The Construct the Lexicographically Largest Valid Sequence interview question asks you to build a sequence of length 2n - 1 using numbers from 1 to n. The rules are:
- The number 1 appears exactly once.
- Every number i from 2 to n appears exactly twice, and the distance between the two occurrences must be exactly i.
- You must return the lexicographically largest such sequence.
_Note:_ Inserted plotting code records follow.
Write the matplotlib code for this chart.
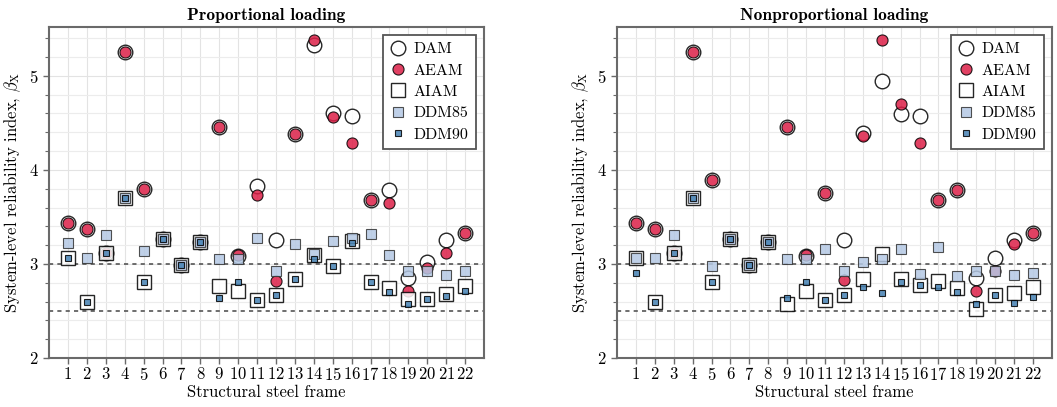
import numpy as np
import matplotlib
matplotlib.use("Agg")
import matplotlib.pyplot as plt
from matplotlib.ticker import MultipleLocator

plt.rcParams["font.family"] = ["cmr10", "DejaVu Serif"]
plt.rcParams["mathtext.fontset"] = "cm"
plt.rcParams["axes.formatter.use_mathtext"] = True

frames = list(range(1, 23))

# proportional loading
prop_dam = [3.44, 3.37, 3.12, 5.25, 3.80, 3.27, 2.99, 3.23, 4.46, 3.08, 3.83,
            3.26, 4.38, 5.33, 4.60, 4.57, 3.68, 3.79, 2.85, 3.02, 3.26, 3.33]
prop_aeam = [3.44, 3.37, 3.12, 5.25, 3.80, 3.27, 2.99, 3.23, 4.46, 3.09, 3.73,
             2.82, 4.38, 5.38, 4.56, 4.29, 3.68, 3.65, 2.71, 2.96, 3.12, 3.33]
prop_aiam = [3.06, 2.60, 3.12, 3.70, 2.81, 3.27, 2.99, 3.23, 2.77, 2.71, 2.62,
             2.67, 2.84, 3.10, 2.98, 3.24, 2.81, 2.74, 2.63, 2.63, 2.68, 2.77]
prop_ddm85 = [3.22, 3.06, 3.31, 3.70, 3.14, 3.27, 2.99, 3.23, 3.05, 3.05, 3.28,
              2.93, 3.21, 3.11, 3.24, 3.28, 3.32, 3.10, 2.92, 2.92, 2.88, 2.92]
prop_ddm90 = [3.06, 2.60, 3.12, 3.70, 2.81, 3.27, 2.99, 3.23, 2.64, 2.81, 2.62,
              2.67, 2.84, 3.05, 2.98, 3.22, 2.81, 2.70, 2.57, 2.63, 2.66, 2.71]

# nonproportional loading
nonp_dam = [3.44, 3.37, 3.12, 5.25, 3.89, 3.27, 2.99, 3.23, 4.46, 3.08, 3.75,
            3.26, 4.39, 4.95, 4.59, 4.57, 3.68, 3.79, 2.85, 3.06, 3.26, 3.33]
nonp_aeam = [3.44, 3.37, 3.12, 5.25, 3.89, 3.27, 2.99, 3.23, 4.46, 3.09, 3.75,
             2.83, 4.36, 5.38, 4.70, 4.29, 3.68, 3.79, 2.71, 2.92, 3.21, 3.33]
nonp_aiam = [3.06, 2.60, 3.12, 3.70, 2.81, 3.27, 2.99, 3.23, 2.57, 2.71, 2.62,
             2.67, 2.84, 3.11, 2.84, 2.78, 2.82, 2.74, 2.52, 2.67, 2.69, 2.75]
nonp_ddm85 = [3.06, 3.06, 3.31, 3.70, 2.98, 3.27, 2.99, 3.23, 3.05, 3.05, 3.16,
              2.93, 3.02, 3.05, 3.16, 2.89, 3.18, 2.87, 2.92, 2.92, 2.88, 2.90]
nonp_ddm90 = [2.90, 2.60, 3.12, 3.70, 2.81, 3.27, 2.99, 3.23, 2.64, 2.81, 2.62,
              2.67, 2.76, 2.69, 2.81, 2.78, 2.76, 2.70, 2.57, 2.67, 2.59, 2.65]

titles = ["Proportional loading", "Nonproportional loading"]
panels = [
    [prop_dam, prop_aeam, prop_aiam, prop_ddm85, prop_ddm90],
    [nonp_dam, nonp_aeam, nonp_aiam, nonp_ddm85, nonp_ddm90],
]
labels = ["DAM", "AEAM", "AIAM", "DDM85", "DDM90"]
styles = [
    dict(marker="o", ms=10.5, mfc="white", mec="black", mew=1.0),
    dict(marker="o", ms=8, mfc="#dc2048", mec="black", mew=0.8),
    dict(marker="s", ms=10, mfc="white", mec="black", mew=1.0),
    dict(marker="s", ms=7.5, mfc="#b4c8e4", mec="#333333", mew=0.8),
    dict(marker="s", ms=5, mfc="#4682b4", mec="black", mew=0.8),
]

fig = plt.figure(figsize=(10.57, 4.07), dpi=100)
axes = [fig.add_axes([0.0464, 0.1204, 0.4115, 0.8133]),
        fig.add_axes([0.5837, 0.1204, 0.4115, 0.8133])]

for ax, title, series in zip(axes, titles, panels):
    for vals, lab, st in zip(series, labels, styles):
        ax.plot(frames, vals, ls="none", label=lab, alpha=0.85, **st)
    ax.axhline(3.0, color="#555555", ls=(0, (2.5, 2.5)), lw=1.2, zorder=1)
    ax.axhline(2.5, color="#555555", ls=(0, (2.5, 2.5)), lw=1.2, zorder=1)

    ax.set_xlim(0, 23)
    ax.set_ylim(2, 5.52)
    ax.set_xticks(frames)
    ax.set_yticks([2, 3, 4, 5])
    ax.yaxis.set_minor_locator(MultipleLocator(0.2))
    ax.grid(True, which="major", color="#e3e3e3", lw=0.8)
    ax.grid(True, which="minor", axis="y", color="#ececec", lw=0.8)
    ax.set_axisbelow(True)

    for sp in ax.spines.values():
        sp.set_color("#6a6a6a")
        sp.set_linewidth(1.5)
    ax.tick_params(which="both", direction="out", color="#6a6a6a", labelsize=12)
    ax.tick_params(which="major", length=4, width=1.0)
    ax.tick_params(which="minor", length=3, width=0.8)
    ax.tick_params(axis="x", pad=2)

    ax.set_title(title, fontfamily="cmb10", fontsize=12.5, pad=5)
    ax.set_xlabel("Structural steel frame", fontsize=12, labelpad=1)
    ax.set_ylabel(r"System-level reliability index, $\beta_{\mathrm{X}}$", fontsize=12)

    leg = ax.legend(loc="upper right", fontsize=11.5, numpoints=1, fancybox=False,
                    framealpha=1, edgecolor="#555555", borderpad=0.45,
                    handlelength=1.0, handletextpad=0.5, labelspacing=0.45,
                    borderaxespad=0.5)
    leg.get_frame().set_linewidth(1.3)

fig.savefig("out.png", dpi=100)
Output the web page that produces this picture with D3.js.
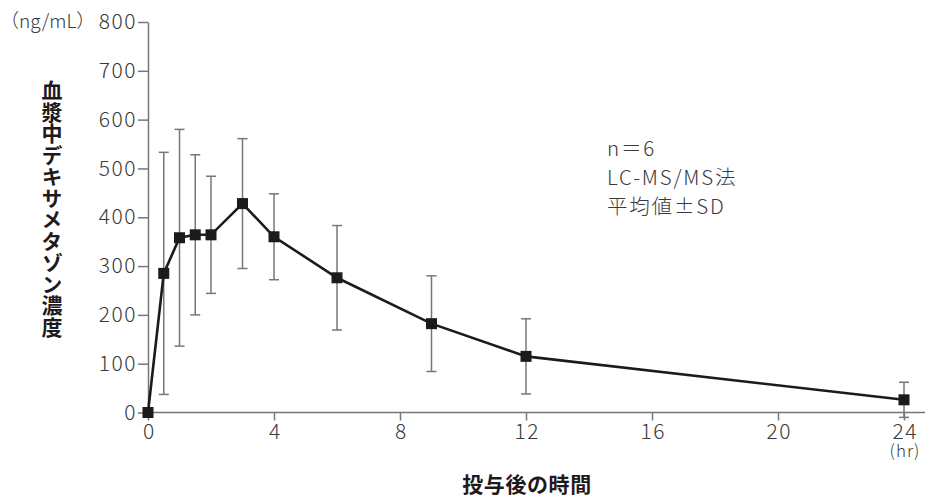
<!DOCTYPE html>
<html>
<head>
<meta charset="utf-8">
<script src="https://cdn.jsdelivr.net/npm/d3@7"></script>
<style>
  body { margin: 0; background: #fff; }
  text { font-family: "Noto Sans CJK JP", "Noto Sans", sans-serif; }
</style>
</head>
<body>
<svg width="925" height="497"></svg>
<script>
// time (hr), mean concentration (ng/mL), SD
const times = [0, 0.5, 1, 1.5, 2, 3, 4, 6, 9, 12, 24];
const means = [0, 285, 358, 364, 364, 428, 360, 276, 182, 115, 26];
const sds   = [0, 248, 222, 164, 120, 133, 88, 107, 98, 77, 36];
const xTicks = [0, 4, 8, 12, 16, 20, 24];
const yTicks = [0, 100, 200, 300, 400, 500, 600, 700, 800];

const svg = d3.select("svg");
const x = d3.scaleLinear().domain([0, 24]).range([148, 904]);
const y = d3.scaleLinear().domain([0, 800]).range([412.5, 22]);
const axisColor = "#777";
const labelColor = "#3a3a3a";
const darkColor = "#1e1a1b";

// x axis
const xg = svg.append("g").attr("transform", "translate(0,412.5)")
  .call(d3.axisBottom(x).tickValues(xTicks).tickSize(8).tickPadding(4).tickSizeOuter(0));
xg.select(".domain").remove();
xg.append("line").attr("x1", 148).attr("x2", 925).attr("stroke", axisColor).attr("stroke-width", 1.5);
xg.selectAll(".tick line").attr("stroke", axisColor).attr("stroke-width", 1.5);
xg.selectAll(".tick text").attr("fill", labelColor).attr("font-size", 21)
  .attr("font-weight", 300).attr("letter-spacing", 1.5).attr("dx", 0.75);

// y axis
const yg = svg.append("g").attr("transform", "translate(148,0)")
  .call(d3.axisLeft(y).tickValues(yTicks).tickSize(10).tickPadding(1).tickSizeOuter(0));
yg.select(".domain").attr("stroke", axisColor).attr("stroke-width", 1.5);
yg.selectAll(".tick line").attr("stroke", axisColor).attr("stroke-width", 1.5);
yg.selectAll(".tick text").attr("fill", labelColor).attr("font-size", 21)
  .attr("font-weight", 300).attr("letter-spacing", 1.5);

svg.append("text").attr("x", 0).attr("y", 28).attr("fill", labelColor)
  .attr("font-size", 19).attr("font-weight", 300).text("（ng/mL）");
svg.append("text").attr("x", 905).attr("y", 457).attr("text-anchor", "middle").attr("fill", labelColor)
  .attr("font-size", 17).attr("font-weight", 300).attr("letter-spacing", 1).text("(hr)");

// error bars
const eb = svg.append("g").attr("stroke", "#777").attr("stroke-width", 1.5);
times.forEach((t, i) => {
  if (sds[i] === 0) return;
  const top = y(means[i] + sds[i]), bot = y(means[i] - sds[i]), cx = x(t);
  eb.append("line").attr("x1", cx).attr("x2", cx).attr("y1", top).attr("y2", bot);
  eb.append("line").attr("x1", cx - 5).attr("x2", cx + 5).attr("y1", top).attr("y2", top);
  eb.append("line").attr("x1", cx - 5).attr("x2", cx + 5).attr("y1", bot).attr("y2", bot);
});

// mean line
const line = d3.line().x((d, i) => x(times[i])).y(d => y(d));
svg.append("path").datum(means).attr("d", line)
  .attr("fill", "none").attr("stroke", darkColor).attr("stroke-width", 2.6);

// markers
svg.selectAll("rect.pt").data(means).enter().append("rect")
  .attr("class", "pt")
  .attr("x", (d, i) => x(times[i]) - 5.5).attr("y", d => y(d) - 5.5)
  .attr("width", 11).attr("height", 11).attr("fill", darkColor);

// annotation
const notes = ["n＝6", "LC-MS/MS法", "平均値±SD"];
svg.selectAll("text.note").data(notes).enter().append("text")
  .attr("class", "note").attr("x", 607).attr("y", (d, i) => 156 + i * 29)
  .attr("fill", labelColor).attr("font-size", 20.5).attr("font-weight", 300)
  .attr("letter-spacing", 1.8).text(d => d);

// axis titles
svg.append("text").attr("x", 527).attr("y", 492).attr("text-anchor", "middle")
  .attr("font-size", 21).attr("font-weight", 700).attr("letter-spacing", 0.6)
  .attr("fill", darkColor).text("投与後の時間");
svg.append("text").attr("x", 52).attr("y", 80)
  .attr("style", "writing-mode: vertical-rl; text-orientation: upright; letter-spacing: 0.5px")
  .attr("font-size", 21).attr("font-weight", 700).attr("fill", darkColor).text("血漿中デキサメタゾン濃度");
</script>
</body>
</html>
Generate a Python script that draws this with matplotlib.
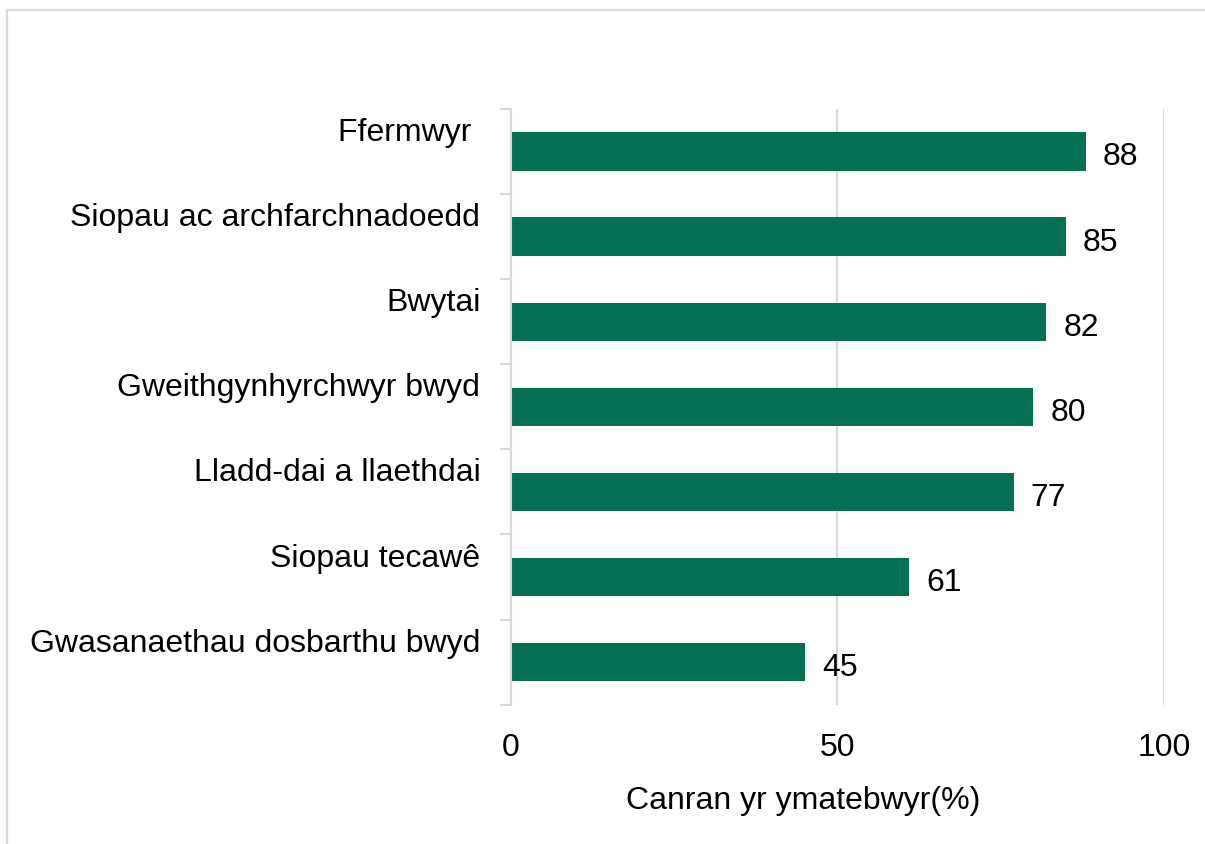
import matplotlib.pyplot as plt
import matplotlib.transforms as mtransforms
from matplotlib.patches import Rectangle

# -------------------------
# DATA
# -------------------------

categories = [
    "Ffermwyr ",
    "Siopau ac archfarchnadoedd",
    "Bwytai",
    "Gweithgynhyrchwyr bwyd",
    "Lladd-dai a llaethdai",
    "Siopau tecawê",
    "Gwasanaethau dosbarthu bwyd",
]
values = [88, 85, 82, 80, 77, 61, 45]
x_ticks = [0, 50, 100]

bar_color = "#036F53"
grid_color = "#D9D9D9"

plt.rcParams["font.family"] = ["Liberation Sans", "DejaVu Sans"]
fs = 23

fig = plt.figure(figsize=(12.05, 8.44), dpi=100)
ax = fig.add_axes([0.424, 0.165, 0.542, 0.706])

pos = list(range(len(categories)))
ax.barh(pos, values, height=0.45, color=bar_color, zorder=3)

for p, v in zip(pos, values):
    ax.text(v + 2.6, p + 0.07, str(v), va="center", ha="left", fontsize=fs)

ax.set_ylim(len(categories) - 0.5, -0.5)
ax.set_xlim(0, 100)

# labels sit a bit above each bar, like the original
ax.set_yticks(pos)
ax.set_yticklabels(categories, fontsize=fs)
ax.tick_params(axis="y", which="major", length=0, pad=22)
offset = mtransforms.ScaledTranslation(0, 0.22, fig.dpi_scale_trans)
for lab in ax.get_yticklabels():
    lab.set_transform(lab.get_transform() + offset)

# small ticks at the band edges
ax.set_yticks([i - 0.5 for i in range(len(categories) + 1)], minor=True)
ax.tick_params(axis="y", which="minor", length=8, width=1.5, color=grid_color)

ax.set_xticks(x_ticks)
ax.tick_params(axis="x", length=0, labelsize=fs, pad=20)
ax.grid(axis="x", color=grid_color, linewidth=1.5, zorder=0)

for s in ["top", "right", "bottom"]:
    ax.spines[s].set_visible(False)
ax.spines["left"].set_color(grid_color)
ax.spines["left"].set_linewidth(1.5)
ax.spines["left"].set_zorder(4)

ax.set_xlabel("Canran yr ymatebwyr(%)", fontsize=fs)
ax.xaxis.set_label_coords(0.447, -0.137)

# light border, only its top and left edges fall inside the picture
fig.patches.append(Rectangle((0.0058, -0.02), 1.1, 1.008, transform=fig.transFigure,
                             fill=False, edgecolor=grid_color, linewidth=1.6))

fig.savefig("out.png", dpi=100)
Why is this asked in interviews?
Microsoft and Google use this Construct the Lexicographically Largest Valid Sequence coding problem to test a candidate's ability to implement Backtracking with pruning. Since you need the lexicographically largest result, the order in which you try numbers matters, and you need to efficiently backtrack when a choice leads to a dead end.
Algorithmic pattern used
This follows the Array, Backtracking interview pattern.
- Create an empty array of size 2n-1.
- Start filling from index 0.
- For the current index, try placing numbers from n down to 1 (to ensure lexicographical priority).
- If placing i at index and index + i, ensure both spots are empty and within bounds.
- If a number works, move to the next empty spot and recurse. If it fails, undo the placement and try the next number.
Example explanation
For n = 3, sequence length is 2(3) - 1 = 5. Numbers are 1, 2, 2, 3, 3.
- Try 3 at index 0: [3, _, _, 3, _].
- Try 2 at index 1: [3, 2, _, 3, 2].
- Try 1 at index 2: [3, 2, 1, 3, 2].
Result: [3, 2, 1, 3, 2]. This is the largest sequence.
Common mistakes candidates make
- Incorrect distance logic: Thinking the distance means i numbers between them (which is correct) but failing the index math (index and index + i).
- Wrong loop order: Trying numbers from 1 to n instead of n to 1.
- Redundant search: Not returning immediately when the first (and therefore largest) valid sequence is found.
Interview preparation tip
In backtracking problems where you need the "first" or "largest" solution, always return a boolean from your recursive function. This allows you to "stop" all recursive calls immediately once the goal is reached.